When I began this entire thing, I pointed out that theater as we know it is dead, but theater itself will rise.
In the short term at least, Broadway may well be the clearest example of that. But that also necessitates a clear view of acknowledging Broadway as an anomaly rather than a pinnacle.
In part two I described the finances of regional theaters and their bastard blend of box office and patronage. This model can expand even as high as off-Broadway. It also shifts higher towards the patronage side when we talk about Opera, ballet, and Symphonies. Those institutions still exist because the rich elites of those cities wanted one there. Their existence will rise and fall at the will of their patrons.
But Broadway itself, particularly today's post-Webber musical saturated Broadway, is another animal. One that works more like film than regional theater. It's a high-stakes gambling game, where producers bet millions on the hope of making billions. The potential of profits in orders of magnitude allow for early closers to not be as much of a big deal as they could be.
A Broadway show financially works like a movie. Production itself is paid for up front. Then ticket sales determine how long the show stays in theaters. It differs in two big ways.
One, Broadway has a weekly nut in addition to outright production costs. A truly successful show not only makes its nut for the week, but works towards paying off initial production costs and eventually beyond, turning a profit for the producers. A film, once finished, costs little else to make beyond residuals.
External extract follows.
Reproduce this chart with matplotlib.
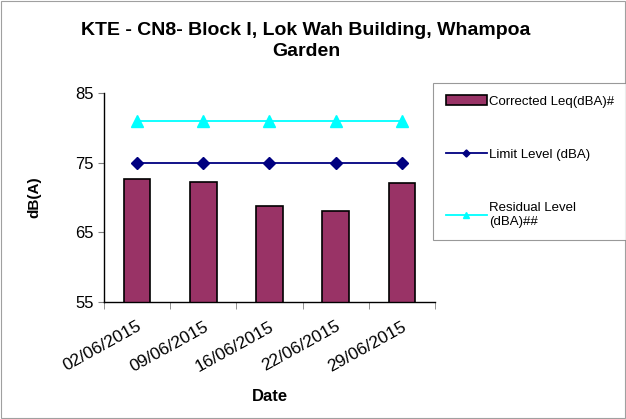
import numpy as np
import matplotlib.pyplot as plt
from matplotlib.patches import Rectangle

plt.rcParams['font.family'] = ['Liberation Sans', 'DejaVu Sans']

# data
dates = ["02/06/2015", "09/06/2015", "16/06/2015", "22/06/2015", "29/06/2015"]
corrected_leq = [72.7, 72.3, 68.8, 68.1, 72.1]
limit_level = [75, 75, 75, 75, 75]
residual_level = [81, 81, 81, 81, 81]

fig = plt.figure(figsize=(6.26, 4.19), dpi=100)
fig.patches.append(Rectangle((0.002, 0.002), 0.996, 0.996, transform=fig.transFigure,
                             fill=False, edgecolor='#a0a0a0', linewidth=0.8))
ax = fig.add_axes([0.166, 0.279, 0.529, 0.499])

x = np.arange(len(dates))
bars = ax.bar(x, corrected_leq, width=0.4, color='#993366', edgecolor='black', linewidth=1.2,
              label='Corrected Leq(dBA)#', zorder=2)
lim, = ax.plot(x, limit_level, color='#000080', marker='D', markersize=6, linewidth=1.3,
               label='Limit Level (dBA)', zorder=3)
res, = ax.plot(x, residual_level, color='#00FFFF', marker='^', markersize=8, linewidth=1.3,
               label='Residual Level\n(dBA)##', zorder=3)

ax.set_xlim(-0.5, len(dates) - 0.5)
ax.set_ylim(55, 85)
ax.set_yticks([55, 65, 75, 85])
ax.tick_params(axis='y', labelsize=12, direction='out', length=4, color='#808080')
ax.set_xticks(x)
ax.set_xticklabels(dates, rotation=29, ha='right', rotation_mode='anchor', fontsize=12.5)
ax.tick_params(axis='x', length=0, pad=12)
ax.set_xticks(np.arange(-0.5, len(dates)), minor=True)
ax.tick_params(axis='x', which='minor', length=5, color='#808080')

for s in ['top', 'right']:
    ax.spines[s].set_visible(False)
ax.spines['left'].set_linewidth(1.0)
ax.spines['bottom'].set_linewidth(1.0)

ax.set_ylabel('dB(A)', fontsize=11, fontweight='bold', labelpad=24)
ax.set_xlabel('Date', fontsize=12, fontweight='bold', labelpad=11)
fig.text(0.489, 0.903, 'KTE - CN8- Block I, Lok Wah Building, Whampoa\nGarden',
         ha='center', va='center', fontsize=14, fontweight='bold', linespacing=1.3)

leg = fig.legend(handles=[bars, lim, res], loc='upper left', bbox_to_anchor=(0.692, 0.802),
                 fontsize=9.5, frameon=True, fancybox=False, edgecolor='#808080',
                 labelspacing=3.1, borderpad=0.95, handlelength=3.1, handletextpad=0.2,
                 markerscale=0.6, borderaxespad=0)
leg.get_frame().set_linewidth(0.8)

fig.savefig('out.png', dpi=100)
Two, a film competes against each new week of releases. Remaining in theaters is a simple matter of selling more than other films when time comes to make room for next week's inbound releases. A Broadway show, on the other hand, competes against its own unsold tickets.
Broadway's worldwide exclusivity and strong tourist attraction means a steady stream of well-heeled audience members more than willing to pay several times what they'd pay for a ticket closer to home.
The high initial outlays and plans outright for high weekly nuts also allow Broadway to act as a support system for Equity, as Broadway contracts are some of the only livable-just-for-stage-acting ones in existence.
And that mutilates everything down the line. From college student expectations to regional theater budgets, it all reinforces the idea that somehow Broadway is just better than whatever other theater you may be doing. It takes a huge commercial outlier and holds it up as the gold standard for everyone else.
It's a cruel, stupid lie that formed from smoke and mirrors everyone sees but nobody will point out.
But Broadway's current form has mutated from theater into event. Broadway is less theater and more Disneyland with worse parking and less walking. Broadway is Vegas where you're more likely to be told to go fuck yourself than have your dinner comped. The difference is in Broadway making its nut directly and weekly as opposed to from supplemental activities.
Expanding that model beyond a theme park leads to outsized problems of regional theaters. Outdoor dramas who pay in both peanuts AND housing at least have charm and often longevity going for them, while newer attempts turn into shitshow deathtraps.
(Looking right at you, Serenbe. Sink a ship into a lake on cue every night? Whoopty fucking doo. Keep your people uninjured for an entire run and pay them enough to justify the gas to keep going to a site in Cousin Grope, Georgia if you want to impress me.)
Broadway's return will rely on two things
The willingness of audiences to pay for the privilege of not only gathering in the dark again, but traveling to a place of spectacle to do so. The Broadway model lives and dies not by the wealthy resident but by the wealthy tourist constantly rotating in and out among the country and the world.
and
What's left of the personnel infrastructure when that comes to pass.
How much of it will be left and what shape they will be in are the big questions.
There's about 18K members of Equity in and around NYC, not sure how many IATSE members.
They have all been out of work in their profession since mid-March.
The survival job gig economy (which again, we created) was devastated in the process.
A week after I post this, the final $600 kickers from PUA are being posted.
And nothing is currently set in stone to help any of those I mentioned survive until they can practice their old vocations.
The fortunate with savings or family connections will wait it out.
Some will do as New York artists always have: hustled, scraped, and gotten by as best they could.
Some will pull up stakes and leave for greener pastures.
Equity responded to the initial hit of Covid by raising health insurance premiums on their members and has been about as useless ever since.
Surviving companies, as mentioned earlier, are congratulating themselves about how diverse their initiatives are, for what good it does when there's no actual theater to do.
Government responses have been particularly hit or miss across the board.
The social networks (another thing cultivated by artists long before they were codified and monetized) are all suffering in their own way, but aiding each other as best they can.
I don't have any guiding words for any of them.
All I could say is what they've figured out for themselves.
That relying on some nebulous other to save them is folly.
That amazing amounts of power lie in the financial stability that's been kept from too many of them for too long, by design or accident.
Some may never return.
And maybe that's for the better. For theater to find itself smaller, spread wider, but paying better.
Because Broadway is just a wide road.
But theater is people in the dark, speaking in the light.
See you at the next fire that will have us.